As Miss Ekland testifies, the Swedes are an attractive people. One of their least attractive qualities, alas, is a certain moral narcissism. They promote themselves as “the humanitarian superpower”, and appear to have fallen badly for their own publicity. The other day The Independent carried the inspiring tale of a Danish yachtswoman who had courageously rescued a “refugee” from the hell of Copenhagen and singlehandedly sailed him across the water to Sweden – and freedom:
Annika Holm Nielsen, a 24-year-old Danish youth politician, sailed her yacht across the five-mile strait from Copenhagen to the Swedish city of Malmo, with a refugee on board, in a trip some have compared to the rescue of Copenhagen’s Jews during the Nazi occupation.
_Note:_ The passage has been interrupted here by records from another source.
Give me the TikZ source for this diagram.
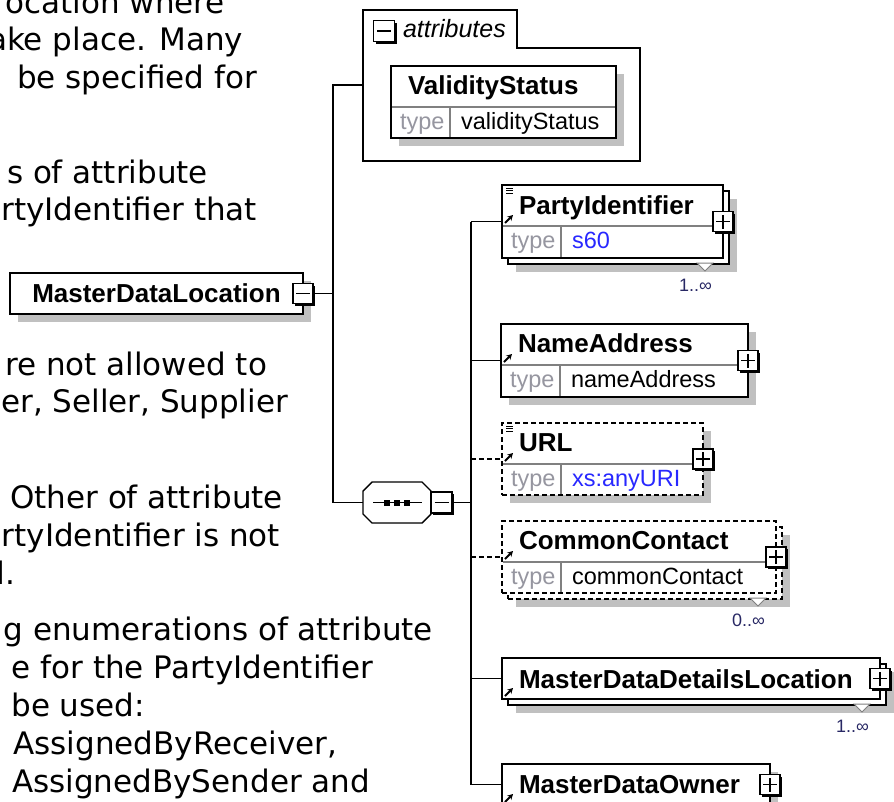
\documentclass[tikz,border=0pt]{standalone}
\usepackage{fontspec}
\setmainfont{Liberation Sans}
\newfontfamily\notefont{DejaVu Sans}
\usetikzlibrary{positioning}
\usetikzlibrary{arrows.meta}
\usetikzlibrary{shadows}

\definecolor{shadowgray}{RGB}{192,192,192}
\definecolor{typegray}{RGB}{150,150,160}
\definecolor{rulegray}{RGB}{128,128,128}
\definecolor{typeblue}{RGB}{40,40,255}
\definecolor{cardnavy}{RGB}{40,40,100}

\tikzset{
    x=1pt, y=-1pt,
    every node/.append style={inner sep=0pt, outer sep=0pt},
    boxbase/.style={
        draw, fill=white, line width=1.6pt, anchor=north west
    },
    elem/.style={
        boxbase,
        general shadow={draw=none, fill=shadowgray, shadow scale=1,
            shadow xshift=8pt, shadow yshift=-8pt}
    },
    multi/.style={
        boxbase,
        general shadow={draw=none, fill=shadowgray, shadow scale=1,
            shadow xshift=14pt, shadow yshift=-14pt},
        general shadow={draw=black, fill=white, line width=1.6pt, shadow scale=1,
            shadow xshift=6pt, shadow yshift=-6pt, #1}
    },
    multi/.default=solid,
    optional/.style={dash pattern=on 5pt off 3pt},
    pm/.style={
        draw, fill=white, line width=1.3pt, minimum size=20pt,
        general shadow={draw=none, fill=black, shadow scale=1,
            shadow xshift=2pt, shadow yshift=-2pt}
    },
    minusbox/.style={
        pm,
        path picture={
            \draw[line width=1.4pt] ([xshift=-7pt]path picture bounding box.center)
                -- ([xshift=7pt]path picture bounding box.center);
        }
    },
    plusbox/.style={
        pm,
        path picture={
            \draw[line width=1.4pt] ([xshift=-7pt]path picture bounding box.center)
                -- ([xshift=7pt]path picture bounding box.center)
                ([yshift=-7pt]path picture bounding box.center)
                -- ([yshift=7pt]path picture bounding box.center);
        }
    },
    elname/.style={font=\bfseries\fontsize{26}{30}\selectfont, anchor=base west},
    typekey/.style={font=\fontsize{23.5}{28}\selectfont, text=typegray, anchor=base west},
    typeval/.style={font=\fontsize{23.5}{28}\selectfont, anchor=base west},
    grouptitle/.style={font=\itshape\fontsize{25}{30}\selectfont, anchor=base west},
    card/.style={font=\fontsize{18}{20}\selectfont, text=cardnavy, anchor=base east},
    note/.style={font=\notefont\fontsize{31}{38}\selectfont, anchor=base east},
    conn/.style={draw, line width=1.6pt},
    group/.style={draw, line width=1.6pt},
    rule/.style={draw=rulegray, line width=1.2pt},
    tri/.style={draw=rulegray, fill=white, line width=1pt},
    refarrow/.style={line width=1.9pt, -{Stealth[length=5.5pt, width=6pt]}}
}

\begin{document}
\begin{tikzpicture}
    \useasboundingbox (0,0) rectangle (894,801);
    \clip (0,0) rectangle (894,801);

    % documentation text, cut at the left edge
    \node[note] (n1) at (225,13) {ocation where};
    \node[note] (n2) at (243,50) {ake place. Many};
    \node[note] (n3) at (257,88) {be specified for};
    \node[note] (n4) at (208,183) {s of attribute};
    \node[note] (n5) at (257,220) {rtyIdentifier that};
    \node[note] (n6) at (267,375) {re not allowed to};
    \node[note] (n7) at (288,412) {er, Seller, Supplier};
    \node[note] (n8) at (283,508) {Other of attribute};
    \node[note] (n9) at (280,546) {rtyIdentifier is not};
    \node[note] (n10) at (15,584) {d.};
    \node[note] (n11) at (433,640) {g enumerations of attribute};
    \node[note] (n12) at (373,678) {e for the PartyIdentifier};
    \node[note] (n13) at (145,716) {be used:};
    \node[note] (n14) at (337,754) {AssignedByReceiver,};
    \node[note] (n15) at (370,792) {AssignedBySender and};

    % root element
    \node[elem, minimum width=293pt, minimum height=41pt,
        font=\bfseries\fontsize{26}{30}\selectfont] (mdl) at (10,273) {MasterDataLocation};
    \node[minusbox] (mdl-m) at (mdl.east) {};

    % attributes
    \draw[group] (363,10) -- (517,10) -- (517,48) -- (640,48) -- (640,161) -- (363,161) -- cycle;
    \coordinate (attr) at (363,85);
    \node[minusbox, minimum size=21pt] (attr-m) at (384,31) {};
    \node[grouptitle] (attr-t) at (403,37) {attributes};
    \node[elem, minimum width=225pt, minimum height=72pt] (vs) at (391,66) {};
    \node[elname] (vs-n) at ([shift={(17,28)}]vs.north west) {ValidityStatus};

    % sequence
    \node[minimum width=68pt, minimum height=41pt] (seq) at (397,502.5) {};
    \fill[shadowgray, shift={(8,8)}] ([xshift=9pt]seq.north west) -- ([xshift=-9pt]seq.north east)
        -- ([yshift=-9pt]seq.north east) -- ([yshift=9pt]seq.south east)
        -- ([xshift=-9pt]seq.south east) -- ([xshift=9pt]seq.south west)
        -- ([yshift=9pt]seq.south west) -- ([yshift=-9pt]seq.north west) -- cycle;
    \draw[fill=white, line width=1.4pt] ([xshift=9pt]seq.north west) -- ([xshift=-9pt]seq.north east)
        -- ([yshift=-9pt]seq.north east) -- ([yshift=9pt]seq.south east)
        -- ([xshift=-9pt]seq.south east) -- ([xshift=9pt]seq.south west)
        -- ([yshift=9pt]seq.south west) -- ([yshift=-9pt]seq.north west) -- cycle;
    \draw[line width=1.2pt] ([xshift=10pt]seq.west) -- ([xshift=-9pt]seq.east);
    \foreach \dx in {24,34,44}
        \fill ([shift={(\dx-3,-3)}]seq.west) rectangle +(6,6);
    \node[minusbox, anchor=west, minimum size=21pt] (seq-m) at (seq.east) {};

    % child elements
    \node[multi, minimum width=221pt, minimum height=73pt] (pid) at (502,185) {};
    \node[elem, minimum width=247pt, minimum height=73pt] (nad) at (501,324) {};
    \node[elem, optional, minimum width=201pt, minimum height=72pt] (url) at (502,423) {};
    \node[multi={dash pattern=on 5pt off 3pt}, optional,
        minimum width=274pt, minimum height=72pt] (cc) at (502,521) {};
    \node[multi, minimum width=378pt, minimum height=41pt] (mddl) at (502,658) {};
    \node[elem, minimum width=268pt, minimum height=41pt] (mdo) at (502,764) {};

    \foreach \b/\t/\dy in {pid/PartyIdentifier/29, nad/NameAddress/28, url/URL/28,
        cc/CommonContact/28, mddl/MasterDataDetailsLocation/30, mdo/MasterDataOwner/29}
        \node[elname] (\b-n) at ([shift={(17,\dy)}]\b.north west) {\t};

    % type rows
    \foreach \b/\t/\c in {vs/validityStatus/black, pid/s60/typeblue, nad/nameAddress/black,
        url/xs:anyURI/typeblue, cc/commonContact/black} {
        \draw[rule] ([shift={(1,41)}]\b.north west) -- ([shift={(-1,41)}]\b.north east)
            ([shift={(59,41)}]\b.north west) -- ([shift={(59,-1)}]\b.south west);
        \node[typekey] (\b-k) at ([shift={(9,63)}]\b.north west) {type};
        \node[typeval, text=\c] (\b-v) at ([shift={(70,63)}]\b.north west) {\t};
    }

    % connectors
    \coordinate (lspine) at (333,293.5);
    \coordinate (rspine) at (471,502.5);
    \draw[conn] (mdl-m.east) -- (lspine);
    \draw[conn] (attr) -| (lspine) |- (seq.west);
    \draw[conn] (seq-m.east) -- (rspine);
    \draw[conn] (pid.west -| rspine) -- (mdo.west -| rspine);
    \foreach \b in {pid,nad,mddl,mdo}
        \draw[conn] (\b.west -| rspine) -- (\b.west);
    \foreach \b in {url,cc}
        \draw[conn, optional] (\b.west -| rspine) -- (\b.west);

    % expand boxes and icons
    \foreach \b in {pid,nad,url,cc,mddl,mdo} {
        \node[plusbox] (\b-p) at (\b.east) {};
        \draw[refarrow] ([shift={(3,38)}]\b.north west) -- ([shift={(11,30)}]\b.north west);
    }
    \foreach \b in {pid,url}
        \foreach \dy in {3,5.5,8}
            \draw[line width=0.9pt] ([shift={(4,\dy)}]\b.north west) -- ([shift={(11,\dy)}]\b.north west);

    % occurrences
    \foreach \b/\m in {pid/1, cc/0, mddl/1} {
        \draw[tri] ([shift={(-26,5)}]\b.south east) -- ([shift={(-18,13)}]\b.south east)
            -- ([shift={(-10,5)}]\b.south east) -- cycle;
        \node[card] (\b-c) at ([shift={(-11,33)}]\b.south east) {\m..∞};
    }
\end{tikzpicture}
\end{document}
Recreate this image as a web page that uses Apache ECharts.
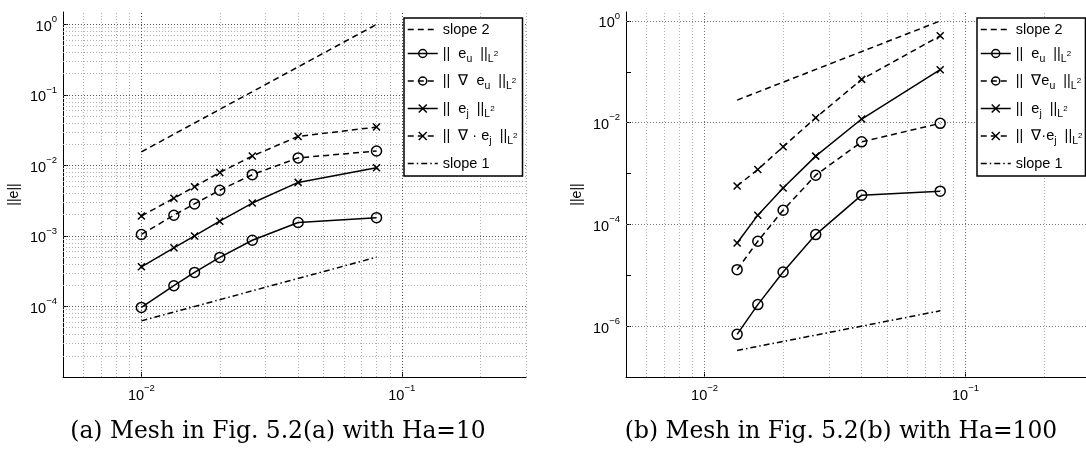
<!DOCTYPE html>
<html>
<head>
<meta charset="utf-8">
<script src="https://cdn.jsdelivr.net/npm/echarts@6/dist/echarts.min.js"></script>
<style>
  html, body { margin: 0; padding: 0; background: #fff; }
  #c { width: 1086px; height: 449px; }
</style>
</head>
<body>
<div id="c"></div>
<script>
// ---- panel (a): mesh of Fig. 5.2(a), Ha = 10 ----
const hA      = [0.01, 0.01333, 0.016, 0.02, 0.02667, 0.04, 0.08];
const euA     = [9.7e-5, 1.97e-4, 3.04e-4, 4.96e-4, 8.7e-4, 1.55e-3, 1.82e-3];
const gradEuA = [1.05e-3, 1.97e-3, 2.85e-3, 4.45e-3, 7.4e-3, 1.28e-2, 1.60e-2];
const ejA     = [3.65e-4, 6.8e-4, 1.0e-3, 1.62e-3, 2.93e-3, 5.75e-3, 9.25e-3];
const divEjA  = [1.92e-3, 3.43e-3, 4.99e-3, 7.95e-3, 1.36e-2, 2.58e-2, 3.5e-2];
const slopeHA = [0.01, 0.08];
const slope2A = [0.0156, 1.0];
const slope1A = [6.25e-5, 5.0e-4];

// ---- panel (b): mesh of Fig. 5.2(b), Ha = 100 ----
const hB      = [0.01333, 0.016, 0.02, 0.02667, 0.04, 0.08];
const euB     = [6.9e-7, 2.65e-6, 1.16e-5, 6.3e-5, 3.76e-4, 4.5e-4];
const gradEuB = [1.29e-5, 4.67e-5, 1.9e-4, 9.3e-4, 4.2e-3, 9.7e-3];
const ejB     = [4.3e-5, 1.52e-4, 5.2e-4, 2.2e-3, 1.18e-2, 0.11];
const divEjB  = [5.7e-4, 1.2e-3, 3.36e-3, 1.25e-2, 7.1e-2, 0.51];
const slopeHB = [0.01333, 0.08];
const slope2B = [0.0278, 1.0];
const slope1B = [3.33e-7, 2.0e-6];

// ---- axes ----
const xRange  = [0.005, 0.3];
const yRangeA = [1e-5, 1.5];
const yRangeB = [1e-7, 1.5];
const xTicks  = [0.01, 0.1];
const yTicksA = [1e-4, 1e-3, 1e-2, 1e-1, 1];
const yTicksB = [1e-6, 1e-5, 1e-4, 1e-3, 1e-2, 1e-1, 1];
const yLabelsA = [1e-4, 1e-3, 1e-2, 1e-1, 1];
const yLabelsB = [1e-6, 1e-4, 1e-2, 1];

// ---- grid lines ----
const mantissas = [2, 3, 4, 5, 6, 7, 8, 9];
const xDecades  = [0.001, 0.01, 0.1];
const yDecadesA = [1e-5, 1e-4, 1e-3, 1e-2, 1e-1];
const xMajor  = [0.01, 0.1];
const yMajorA = [1e-4, 1e-3, 1e-2, 1e-1, 1];
const yMajorB = [1e-6, 1e-4, 1e-2, 1];

const F = "'Liberation Sans', Arial, Helvetica, sans-serif";
const DASH = [6, 4];
const DASHDOT = [6, 3, 1.5, 3];
const CROSS = 'path://M0,0L10,10M10,0L0,10';

function inRange(v, r) { return v > r[0] * 1.0001 && v < r[1] * 0.9999; }
function minorList(decades, range) {
  const out = [];
  decades.forEach(d => mantissas.forEach(m => {
    const v = d * m;
    if (inRange(v, range) || Math.abs(v - range[1]) < 1e-9) out.push(v);
  }));
  return out;
}
const xMinor  = minorList(xDecades, xRange);
const yMinorA = minorList(yDecadesA, yRangeA);

function pairs(xs, ys) { return xs.map((x, i) => [x, ys[i]]); }

function powLabel(v, shown) {
  const e = Math.round(Math.log10(v));
  if (!shown.some(s => Math.abs(Math.log10(s) - e) < 1e-6)) return '';
  if (Math.abs(Math.log10(v) - e) > 1e-6) return '';
  return '{b|10}{s|' + (e < 0 ? '\u2212' + (-e) : String(e)) + '}';
}
const axisRich = {
  b: { fontSize: 14.5, fontFamily: F, color: '#000', lineHeight: 20, verticalAlign: 'bottom' },
  s: { fontSize: 9.5, fontFamily: F, color: '#000', lineHeight: 12, verticalAlign: 'top' }
};

function xAxisOf(gi) {
  return {
    type: 'log', gridIndex: gi, min: xRange[0], max: xRange[1], logBase: 10,
    axisLine: { show: true, lineStyle: { color: '#000', width: 1 } },
    axisTick: { show: true, inside: true, length: 5, customValues: xTicks, lineStyle: { color: '#000' } },
    axisLabel: { margin: 6, customValues: xTicks, formatter: v => powLabel(v, xTicks), rich: axisRich },
    splitLine: { show: false }, minorTick: { show: false }
  };
}
function yAxisOf(gi, range, ticks, labels) {
  return {
    type: 'log', gridIndex: gi, min: range[0], max: range[1], logBase: 10,
    name: '||e||', nameLocation: 'middle', nameGap: 42,
    nameTextStyle: { fontSize: 14, fontFamily: F, color: '#000' },
    axisLine: { show: true, lineStyle: { color: '#000', width: 1 } },
    axisTick: { show: true, inside: true, length: 5, customValues: ticks, lineStyle: { color: '#000' } },
    axisLabel: { margin: 6, customValues: labels, formatter: v => powLabel(v, labels), rich: axisRich },
    splitLine: { show: false }, minorTick: { show: false }
  };
}

function gridSeries(gi, xs, ys, color) {
  return {
    type: 'line', name: 'grid' + gi + color, xAxisIndex: gi, yAxisIndex: gi, data: [],
    silent: true,
    markLine: {
      silent: true, symbol: ['none', 'none'], label: { show: false }, animation: false, z: 1,
      precision: 12,
      emphasis: { disabled: true },
      lineStyle: { color: color, type: [1, 2], width: 1 },
      data: xs.map(v => ({ xAxis: v })).concat(ys.map(v => ({ yAxis: v })))
    }
  };
}

function curve(name, gi, xs, ys, dash, symbol) {
  const s = {
    type: 'line', name: name, xAxisIndex: gi, yAxisIndex: gi,
    data: pairs(xs, ys),
    lineStyle: { color: '#000', width: 1.5, type: dash },
    emphasis: { disabled: true },
    z: 3
  };
  if (symbol === 'o') {
    Object.assign(s, { symbol: 'circle', symbolSize: 10, showAllSymbol: true,
      itemStyle: { color: 'transparent', borderColor: '#000', borderWidth: 1.5 } });
  } else if (symbol === 'x') {
    Object.assign(s, { symbol: CROSS, symbolSize: 7, showAllSymbol: true,
      itemStyle: { color: 'transparent', borderColor: '#000', borderWidth: 1.5 } });
  } else {
    Object.assign(s, { symbol: 'none',
      itemStyle: { color: 'transparent', borderColor: 'transparent', borderWidth: 0 } });
  }
  return s;
}

const legendText = {
  'a:s2':  '{t|slope 2}',
  'a:eu':  '{t|||  e}{sb|u}{t|  ||}{sb|L}{sp|2}',
  'a:geu': '{t|||  \u2207  e}{sb|u}{t|  ||}{sb|L}{sp|2}',
  'a:ej':  '{t|||  e}{sb|j}{t|  ||}{sb|L}{sp|2}',
  'a:gej': '{t|||  \u2207 \u00b7 e}{sb|j}{t|  ||}{sb|L}{sp|2}',
  'a:s1':  '{t|slope 1}',
  'b:s2':  '{t|slope 2}',
  'b:eu':  '{t|||  e}{sb|u}{t|  ||}{sb|L}{sp|2}',
  'b:geu': '{t|||  \u2207e}{sb|u}{t|  ||}{sb|L}{sp|2}',
  'b:ej':  '{t|||  e}{sb|j}{t|  ||}{sb|L}{sp|2}',
  'b:gej': '{t|||  \u2207\u00b7e}{sb|j}{t|  ||}{sb|L}{sp|2}',
  'b:s1':  '{t|slope 1}'
};
const legendRich = {
  t:  { fontSize: 14.5, fontFamily: F, color: '#000', lineHeight: 22 },
  sb: { fontSize: 10.5, fontFamily: F, color: '#000', lineHeight: 12, verticalAlign: 'bottom' },
  sp: { fontSize: 8,  fontFamily: F, color: '#000', lineHeight: 12, verticalAlign: 'middle' }
};
function legendOf(prefix, left, padRight) {
  return {
    data: ['s2', 'eu', 'geu', 'ej', 'gej', 's1'].map(k => prefix + ':' + k),
    orient: 'vertical', left: left, top: 18, align: 'left',
    padding: [4, padRight, 5, 3], itemGap: 9, itemWidth: 30, itemHeight: 10,
    backgroundColor: '#fff', borderColor: '#000', borderWidth: 1.5, borderRadius: 0,
    selectedMode: false,
    lineStyle: { width: 1.5 },
    itemStyle: { borderWidth: 1.5 },
    formatter: n => legendText[n],
    textStyle: { fontSize: 14.5, fontFamily: F, color: '#000', rich: legendRich }
  };
}

const option = {
  animation: false,
  backgroundColor: '#fff',
  grid: [
    { left: 63, right: 560, top: 12, bottom: 72, outerBoundsMode: 'none' },
    { left: 626, right: -4, top: 12, bottom: 72, outerBoundsMode: 'none' }
  ],
  xAxis: [xAxisOf(0), xAxisOf(1)],
  yAxis: [yAxisOf(0, yRangeA, yTicksA, yLabelsA), yAxisOf(1, yRangeB, yTicksB, yLabelsB)],
  legend: [legendOf('a', 404, 5), legendOf('b', 977, 3)],
  series: [
    gridSeries(0, xMinor.filter(v => xMajor.indexOf(v) < 0), yMinorA, '#b0b0b0'),
    gridSeries(0, xMajor, yMajorA, '#555'),
    curve('a:s2', 0, slopeHA, slope2A, DASH, null),
    curve('a:eu', 0, hA, euA, 'solid', 'o'),
    curve('a:geu', 0, hA, gradEuA, DASH, 'o'),
    curve('a:ej', 0, hA, ejA, 'solid', 'x'),
    curve('a:gej', 0, hA, divEjA, DASH, 'x'),
    curve('a:s1', 0, slopeHA, slope1A, DASHDOT, null),

    gridSeries(1, xMinor.filter(v => xMajor.indexOf(v) < 0), [], '#b0b0b0'),
    gridSeries(1, xMajor, yMajorB, '#777'),
    curve('b:s2', 1, slopeHB, slope2B, DASH, null),
    curve('b:eu', 1, hB, euB, 'solid', 'o'),
    curve('b:geu', 1, hB, gradEuB, DASH, 'o'),
    curve('b:ej', 1, hB, ejB, 'solid', 'x'),
    curve('b:gej', 1, hB, divEjB, DASH, 'x'),
    curve('b:s1', 1, slopeHB, slope1B, DASHDOT, null)
  ],
  graphic: [
    { type: 'text', x: 278, y: 432, silent: true,
      style: { text: '(a) Mesh in Fig. 5.2(a) with Ha=10', fontFamily: "'DejaVu Serif', serif",
               fontSize: 23.4, fill: '#000', align: 'center', verticalAlign: 'middle' } },
    { type: 'text', x: 841, y: 432, silent: true,
      style: { text: '(b) Mesh in Fig. 5.2(b) with Ha=100', fontFamily: "'DejaVu Serif', serif",
               fontSize: 23.4, fill: '#000', align: 'center', verticalAlign: 'middle' } }
  ]
};

const chart = echarts.init(document.getElementById('c'), null, { renderer: 'canvas' });
chart.setOption(option);
</script>
</body>
</html>
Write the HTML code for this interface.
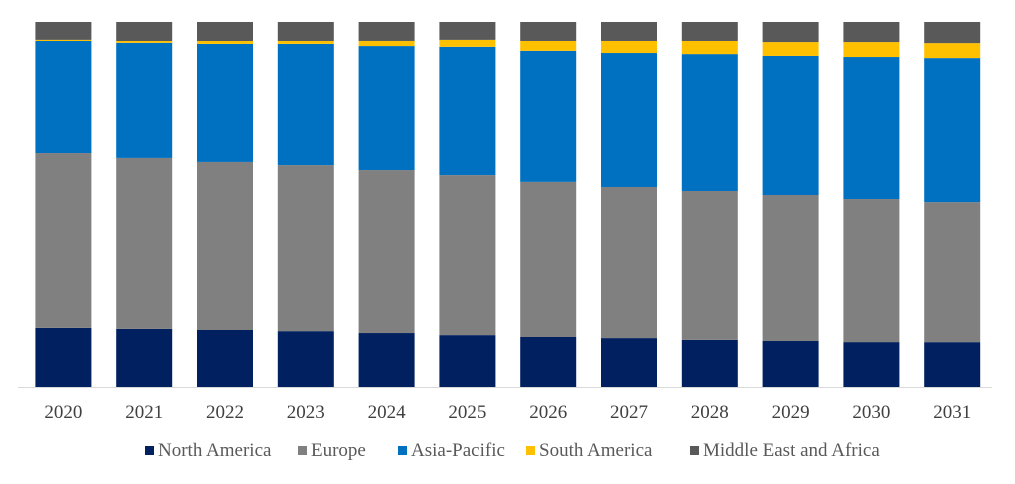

She met the man, whom she called Abdul, shortly after he arrived at Copenhagen’s Central Station from Germany, and took him to the marina where a friend moored their boat. “I was standing next to a person who was completely exhausted and in such great need,” she told The Independent. “We took this decision because we thought it was the safest thing to do, it wasn’t something symbolic.” She added: “He told us he had been on far worse boat trips.”